Last night's tweets;
Sometimes film's a necessary mirage.
Sauron kind of only knows where you're not.
Still cars are scary in a mall garage.
If bricks were books, chimneys would know a lot.
I saw Capitalism: A Love Story last night. It was good, though I didn't enjoy it as much as I've enjoyed Michael Moore movies and television shows in the past. I think he's kind of lost the ability to be funny, and yet he still thinks it's important to try. And I'm really tired of low angle shots swirling around him with a national monument or corporate building in the background. But several scenes do make a powerful argument--workers striking when they found they were to be fired without pay they were contracted to receive, a privately owned juvenile detention facility bribing judges to wrongly detain young teenagers for years. The movie does convey the importance of restraining free enterprise, as there are inevitably people who would see to their own bottom line before the damage their efforts might cause to others.

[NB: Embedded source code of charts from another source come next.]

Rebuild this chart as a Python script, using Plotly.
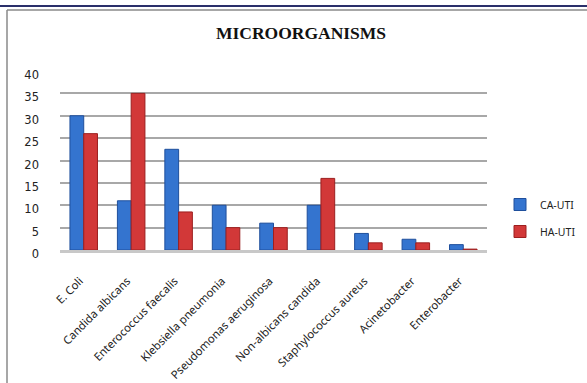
import plotly.graph_objects as go

categories = ["E. Coli", "Candida albicans", "Enterococcus faecalis", "Klebsiella pneumonia",
              "Pseudomonas aeruginosa", "Non-albicans candida", "Staphylococcus aureus",
              "Acinetobacter", "Enterobacter"]
ca_uti = [30, 11, 22.5, 10, 6, 10, 3.7, 2.4, 1.2]
ha_uti = [26, 35, 8.5, 5, 5, 16, 1.6, 1.6, 0.2]
y_ticks = [0, 5, 10, 15, 20, 25, 30, 35, 40]

W, H = 587, 383
L, R, T, B = 60, 100, 71, 133
PW, PH = W - L - R, H - T - B

fig = go.Figure()
fig.add_trace(go.Bar(x=categories, y=ca_uti, name="CA-UTI", legendgroup="a",
                     marker=dict(color="#3474cf", line=dict(color="#1f4f9c", width=1))))
fig.add_trace(go.Bar(x=categories, y=ha_uti, name="HA-UTI", legendgroup="b",
                     marker=dict(color="#d23838", line=dict(color="#9c1f1f", width=1))))

fig.update_layout(
    width=W, height=H,
    margin=dict(l=L, r=R, t=T, b=B, autoexpand=False),
    paper_bgcolor="white", plot_bgcolor="white",
    barmode="group", bargap=0.42, bargroupgap=0.0,
    title=dict(text="<b>MICROORGANISMS</b>", x=301 / W, xanchor="center",
               y=1 - 33 / H, yanchor="middle",
               font=dict(family="Liberation Serif", size=17.5, color="#111111")),
    font=dict(family="Noto Sans", size=10, color="#222222"),
    legend=dict(x=(500 - L) / PW, xanchor="left", y=(250 - 218) / PH, yanchor="middle",
                font=dict(family="Noto Sans", size=10.5, color="#222222"),
                tracegroupgap=8, itemwidth=30, bgcolor="rgba(0,0,0,0)"),
    showlegend=True,
    xaxis=dict(tickangle=-45, showgrid=False, showline=True, linecolor="#c8c8c8",
               linewidth=3, ticks="", ticklabelstandoff=17, ticklabelshift=-4,
               tickfont=dict(family="Noto Sans", size=11.3)),
    yaxis=dict(range=[0, 40], tickvals=y_ticks, showgrid=True, gridcolor="#a8a8a8",
               gridwidth=2, zeroline=False, showline=False, ticks="",
               ticklabelstandoff=20, ticklabelshift=4,
               tickfont=dict(family="DejaVu Sans", size=11.5)),
    shapes=[
        dict(type="line", xref="paper", yref="paper", x0=-0.5, x1=2,
             y0=1 + (T - 6) / PH, y1=1 + (T - 6) / PH,
             line=dict(color="#2a2f6a", width=2)),
        dict(type="line", xref="paper", yref="paper", x0=-(L - 7) / PW, x1=2,
             y0=1 + (T - 10) / PH, y1=1 + (T - 10) / PH,
             line=dict(color="#8a8a8a", width=1.5)),
        dict(type="line", xref="paper", yref="paper", x0=-(L - 7) / PW,
             x1=-(L - 7) / PW, y0=1 + (T - 10) / PH, y1=-2,
             line=dict(color="#8a8a8a", width=1.5)),
    ],
)

fig.write_html("out.html")
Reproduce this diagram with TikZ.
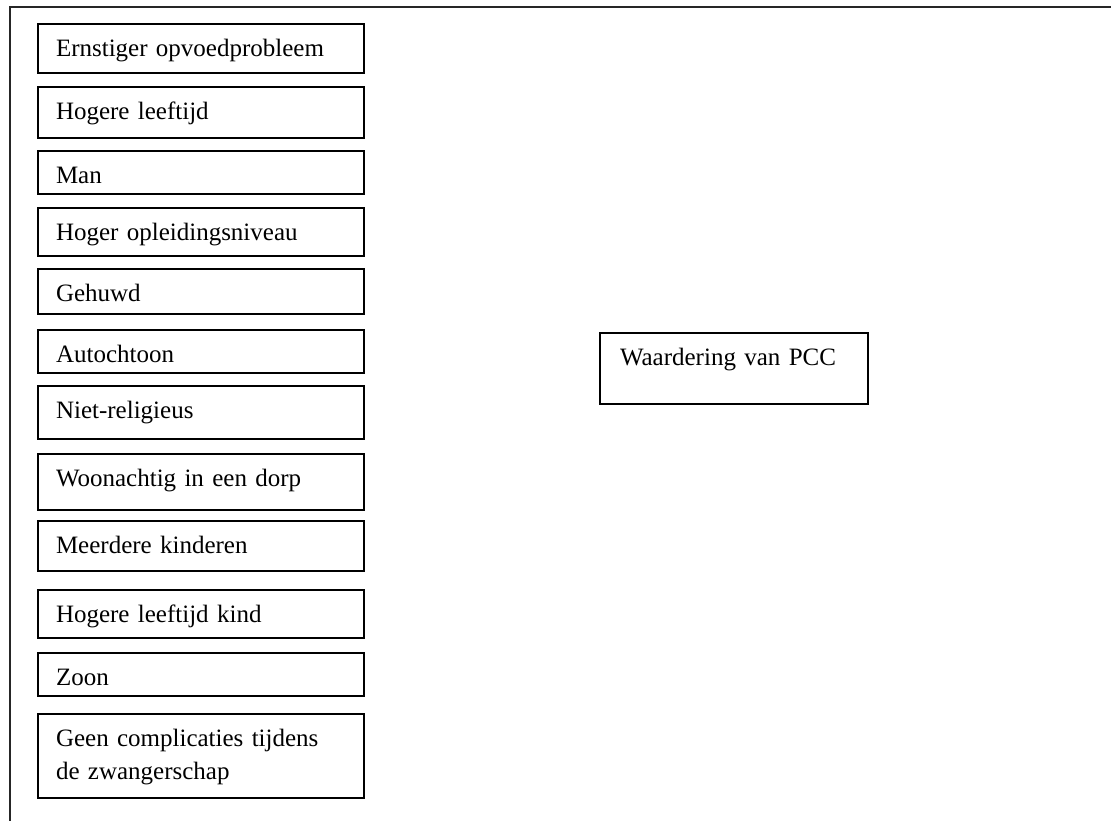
\documentclass[tikz,border=0pt]{standalone}
\usepackage{fontspec}
\setmainfont{Liberation Serif}
\tikzset{
  factor/.style={draw=black, line width=2pt, anchor=north west, align=left,
    inner xsep=18pt, inner ysep=0pt, text height=32.5pt,
    font=\fontsize{25}{33}\selectfont},
  frame/.style={line width=2.5pt, draw=black!85}
}
\newcommand{\fbx}[5]{% name, x, top, height, text
  \node[factor, text width=290pt, minimum width=326pt, text depth=#4pt-32.5pt] (#1) at (#2,#3) {#5};}
\begin{document}
\begin{tikzpicture}[x=1pt,y=-1pt]
\useasboundingbox (0,0) rectangle (1111,821);
\fill[white] (0,0) rectangle (1111,821);
\coordinate (fbl) at (10,821);
\coordinate (ftl) at (10,7);
\coordinate (ftr) at (1111,7);
\draw[frame] (fbl) -- (ftl) -- (ftr);
\fbx{f1}{37}{23}{49}{Ernstiger opvoedprobleem}
\fbx{f2}{37}{86}{51}{Hogere leeftijd}
\fbx{f3}{37}{150}{43}{Man}
\fbx{f4}{37}{207}{48}{Hoger opleidingsniveau}
\fbx{f5}{37}{268}{45}{Gehuwd}
\fbx{f6}{37}{329}{43}{Autochtoon}
\fbx{f7}{37}{385}{53}{Niet-religieus}
\fbx{f8}{37}{453}{56}{Woonachtig in een dorp}
\fbx{f9}{37}{520}{50}{Meerdere kinderen}
\fbx{f10}{37}{589}{48}{Hogere leeftijd kind}
\fbx{f11}{37}{652}{43}{Zoon}
\fbx{f12}{37}{713}{84}{Geen complicaties tijdens\\de zwangerschap}
\node[factor, inner xsep=20pt, text width=228pt, minimum width=268pt, text depth=71pt-32.5pt] (pcc) at (599,332) {Waardering van PCC};
\end{tikzpicture}
\end{document}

I finished watching Othello to-day. I don't think I'll ever be able to picture Iago again without seeing Bob Hoskins in my mind. And it was a good production otherwise, I particularly liked Desdemona's costumes;
Iago's machinations, of course, are another good example of a master manipulator allowing his victims to manipulate themselves as much as possible. Othello's unbending passion for separating "honest" people from deceivers was as much at fault for the destruction of the truest person in his life as Iago's work. He loved "too well" because he was too ready to go to great and terrible lengths in the name of pure love. I think if there's any lesson one should take from this play, it's to err on the side of trusting peace.